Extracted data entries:
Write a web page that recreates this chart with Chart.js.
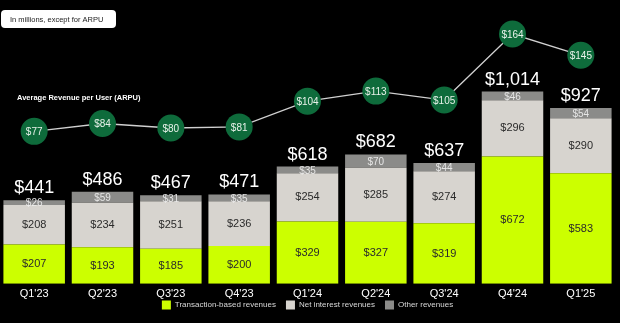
<!DOCTYPE html>
<html>
<head>
<meta charset="utf-8">
<script src="https://cdn.jsdelivr.net/npm/chart.js@4.4.1/dist/chart.umd.min.js"></script>
<style>
  html, body { margin: 0; padding: 0; background: #000; }
  #wrap { position: relative; width: 620px; height: 323px; }
</style>
</head>
<body>
<div id="wrap"><canvas id="myChart"></canvas></div>
<script>
// data
const quarters = ["Q1'23", "Q2'23", "Q3'23", "Q4'23", "Q1'24", "Q2'24", "Q3'24", "Q4'24", "Q1'25"];
const transactionRev = [207, 193, 185, 200, 329, 327, 319, 672, 583];
const netInterestRev = [208, 234, 251, 236, 254, 285, 274, 296, 290];
const otherRev = [26, 59, 31, 35, 35, 70, 44, 46, 54];
const totalRev = [441, 486, 467, 471, 618, 682, 637, 1014, 927];
const arpu = [77, 84, 80, 81, 104, 113, 105, 164, 145];

const FONT = "'Liberation Sans', Arial, Helvetica, sans-serif";

// labels on bars, totals, ARPU bubbles and the two notes at the top
const labelPlugin = {
  id: 'labels',
  afterDatasetsDraw(chart) {
    const ctx = chart.ctx;
    ctx.save();
    ctx.textAlign = 'center';
    ctx.textBaseline = 'middle';

    const tx = chart.getDatasetMeta(0).data;
    const ni = chart.getDatasetMeta(1).data;
    const ot = chart.getDatasetMeta(2).data;

    for (let i = 0; i < quarters.length; i++) {
      ctx.fillStyle = '#2b2b2b';
      ctx.font = '11px ' + FONT;
      ctx.fillText('$' + transactionRev[i], tx[i].x, (tx[i].y + tx[i].base) / 2);
      ctx.fillText('$' + netInterestRev[i], ni[i].x, (ni[i].y + ni[i].base) / 2);

      ctx.fillStyle = 'rgba(240,240,240,0.9)';
      ctx.font = '10px ' + FONT;
      ctx.fillText('$' + otherRev[i], ot[i].x, (ot[i].y + ot[i].base) / 2 + 1);

      ctx.fillStyle = '#ffffff';
      ctx.font = '18px ' + FONT;
      ctx.fillText('$' + totalRev[i].toLocaleString('en-US'), ot[i].x, ot[i].y - 12);
    }

    const pts = chart.getDatasetMeta(3).data;
    ctx.fillStyle = '#e8f2ea';
    ctx.font = '10px ' + FONT;
    pts.forEach((p, i) => ctx.fillText('$' + arpu[i], p.x, p.y + 1));

    // ARPU caption
    ctx.textAlign = 'left';
    ctx.fillStyle = '#ffffff';
    ctx.font = 'bold 7.5px ' + FONT;
    ctx.fillText('Average Revenue per User (ARPU)', 17, 98);

    // units note
    ctx.fillStyle = '#ffffff';
    ctx.beginPath();
    ctx.roundRect(1, 10, 115, 18, 4);
    ctx.fill();
    ctx.fillStyle = '#222';
    ctx.font = '7.5px ' + FONT;
    ctx.fillText('In millions, except for ARPU', 10, 19.5);

    ctx.restore();
  }
};

// pull the legend row up closer to the quarter names
const legendNudge = {
  id: 'legendNudge',
  afterLayout(chart) {
    chart.legend.top -= 14.5;
    chart.legend.bottom -= 14.5;
  }
};

const data = {
  labels: quarters,
  datasets: [
    { type: 'bar', label: 'Transaction-based revenues', data: transactionRev, backgroundColor: '#ccff00', yAxisID: 'y', order: 1 },
    { type: 'bar', label: 'Net interest revenues', data: netInterestRev, backgroundColor: '#d7d4cf', yAxisID: 'y', order: 1 },
    { type: 'bar', label: 'Other revenues', data: otherRev, backgroundColor: '#8b8b89', yAxisID: 'y', order: 1 },
    {
      type: 'line', label: 'ARPU', data: arpu, yAxisID: 'y2', order: 0,
      borderColor: '#d0d0d0', borderWidth: 1.3,
      pointRadius: 13.5, pointHoverRadius: 13.5,
      pointBackgroundColor: '#0e6b3b', pointBorderWidth: 0
    }
  ]
};

const config = {
  data,
  options: {
    responsive: true,
    maintainAspectRatio: false,
    animation: false,
    layout: { autoPadding: false, padding: { top: 10, right: 5, left: 0, bottom: -11 } },
    datasets: { bar: { categoryPercentage: 0.9, barPercentage: 1 } },
    scales: {
      x: {
        stacked: true,
        grid: { display: false, drawTicks: false },
        border: { display: false },
        ticks: { color: '#ffffff', font: { family: FONT, size: 11 }, padding: 4 }
      },
      y: { stacked: true, display: false, min: 0, max: 1444 },
      y2: { display: false, min: -59.3, max: 185.5 }
    },
    plugins: {
      tooltip: { enabled: false },
      legend: {
        position: 'bottom',
        labels: {
          color: '#d8d8d8',
          font: { family: FONT, size: 8 },
          boxWidth: 9, boxHeight: 9, padding: 10,
          filter: item => item.datasetIndex < 3
        }
      }
    }
  },
  plugins: [labelPlugin, legendNudge]
};

const myChart = new Chart(document.getElementById('myChart'), config);
</script>
</body>
</html>
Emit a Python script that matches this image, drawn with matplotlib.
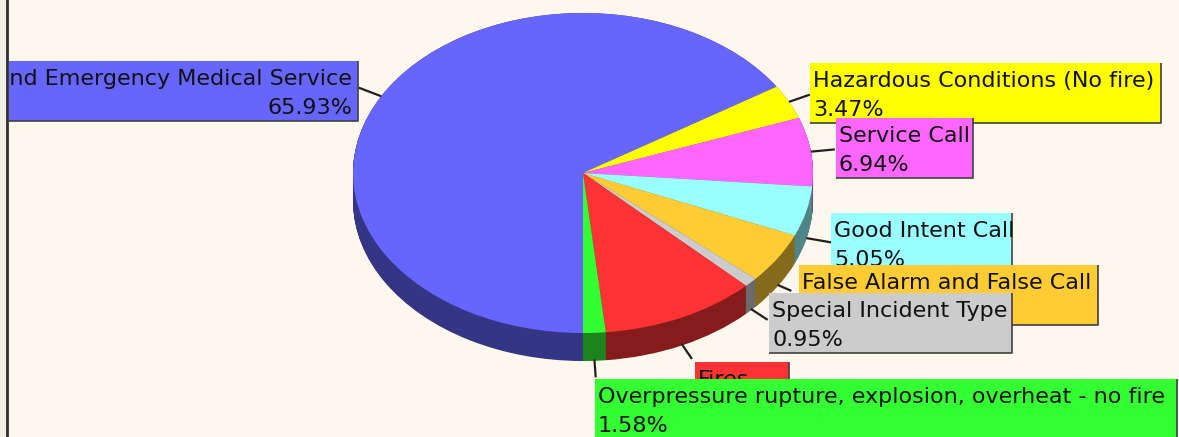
import matplotlib
matplotlib.use("Agg")
import matplotlib.pyplot as plt
import numpy as np
from matplotlib.patches import Rectangle
from matplotlib.lines import Line2D

# data
categories = ['Rescue and Emergency Medical Service',
              'Hazardous Conditions (No fire)',
              'Service Call',
              'Good Intent Call',
              'False Alarm and False Call',
              'Special Incident Type',
              'Fires',
              'Overpressure rupture, explosion, overheat - no fire']
shares = [65.93, 3.47, 6.94, 5.05, 5.11, 0.95, 10.97, 1.58]
colors = ['#6666ff', '#ffff00', '#ff66ff', '#99ffff',
          '#ffcc33', '#cccccc', '#ff3333', '#33ff33']

# label boxes in pixels: left, top, width, height, text alignment
boxes = [(-60, 61, 418, 60, 'right'),
         (810, 63, 351, 60, 'left'),
         (836, 118, 137, 60, 'left'),
         (831, 213, 181, 60, 'left'),
         (799, 265, 299, 60, 'left'),
         (769, 293, 243, 60, 'left'),
         (695, 362, 94, 60, 'left'),
         (595, 379, 582, 62, 'left')]
leader_len = [24, 22, 24, 26, 15, 20, 18, 18]

W, H = 1179, 437
bg = '#fdf7ed'
fig = plt.figure(figsize=(W / 100, H / 100), dpi=100)
fig.patch.set_facecolor(bg)
plt.rcParams['font.family'] = ['DejaVu Sans']

# left frame strip
fig.add_artist(Rectangle((0, 0), 7 / W, 1, transform=fig.transFigure,
                         facecolor='#f2f0e6', edgecolor='none'))
fig.add_artist(Line2D([7.5 / W, 7.5 / W], [0, 1], transform=fig.transFigure,
                      color='#303030', lw=2))

# pie geometry (pixels)
cx, cy, rx, ry, depth = 583, 173, 230, 160, 28
ytop, ybot = 1.05, -1.25
axp = fig.add_axes([(cx - rx) / W, (H - (cy - ybot * ry)) / H,
                    2 * rx / W, (ytop - ybot) * ry / H])
axp.patch.set_alpha(0)

dark = [tuple(c * 0.52 for c in matplotlib.colors.to_rgb(col)) for col in colors]
d = depth / ry
for off in np.linspace(d, 0.0, 40):
    axp.pie(shares, colors=dark, startangle=-90, counterclock=False,
            center=(0, -off), radius=1, wedgeprops=dict(linewidth=0))
axp.pie(shares, colors=colors, startangle=-90, counterclock=False,
        center=(0, 0), radius=1, wedgeprops=dict(linewidth=0))
axp.set_aspect('auto')
axp.set_xlim(-1, 1)
axp.set_ylim(ybot, ytop)
axp.axis('off')

# leader lines
cum = np.cumsum([0] + shares[:-1])
for i, v in enumerate(shares):
    th = np.deg2rad(-90 - 360 * (cum[i] + v / 2) / 100)
    x0, y0 = np.cos(th), np.sin(th)
    if y0 < 0:
        y0 -= d * 0.95
    dx, dy = rx * np.cos(th), ry * np.sin(th)
    n = np.hypot(dx, dy)
    L = leader_len[i]
    x1 = x0 + L * dx / n / rx
    y1 = y0 + L * dy / n / ry
    axp.plot([x0, x1], [y0, y1], color='#202020', lw=1.6,
             clip_on=False, solid_capstyle='butt', zorder=5)

# labels overlay
axl = fig.add_axes([9 / W, 0, (W - 9) / W, 1])
axl.set_xlim(9, W)
axl.set_ylim(H, 0)
axl.patch.set_alpha(0)
axl.axis('off')

for i, (name, v) in enumerate(zip(categories, shares)):
    x, y, w, h, ha = boxes[i]
    z = 10 + i * 2
    axl.add_patch(Rectangle((x, y), w, h, facecolor=colors[i],
                            edgecolor='none', zorder=z))
    axl.plot([x + w, x + w, x], [y, y + h, y + h], color='#404040',
             lw=1.2, zorder=z, solid_capstyle='butt')
    tx = x + w - 6 if ha == 'right' else x + 3
    axl.text(tx, y + 24, name, ha=ha, va='baseline', fontsize=16,
             color='#111111', zorder=z + 1, clip_on=True)
    axl.text(tx, y + 53, f'{v:.2f}%', ha=ha, va='baseline', fontsize=16,
             color='#111111', zorder=z + 1, clip_on=True)

fig.savefig('out.png', dpi=100, facecolor=bg)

— Goal —
Of the lines above, quote exactly those from the one with "Emit a Python" through the one with "from matplotlib.lines import Line2D", ends included; pictures stay out.

— Completed task —
Emit a Python script that matches this image, drawn with matplotlib.
import matplotlib
matplotlib.use("Agg")
import matplotlib.pyplot as plt
import numpy as np
from matplotlib.patches import Rectangle
from matplotlib.lines import Line2D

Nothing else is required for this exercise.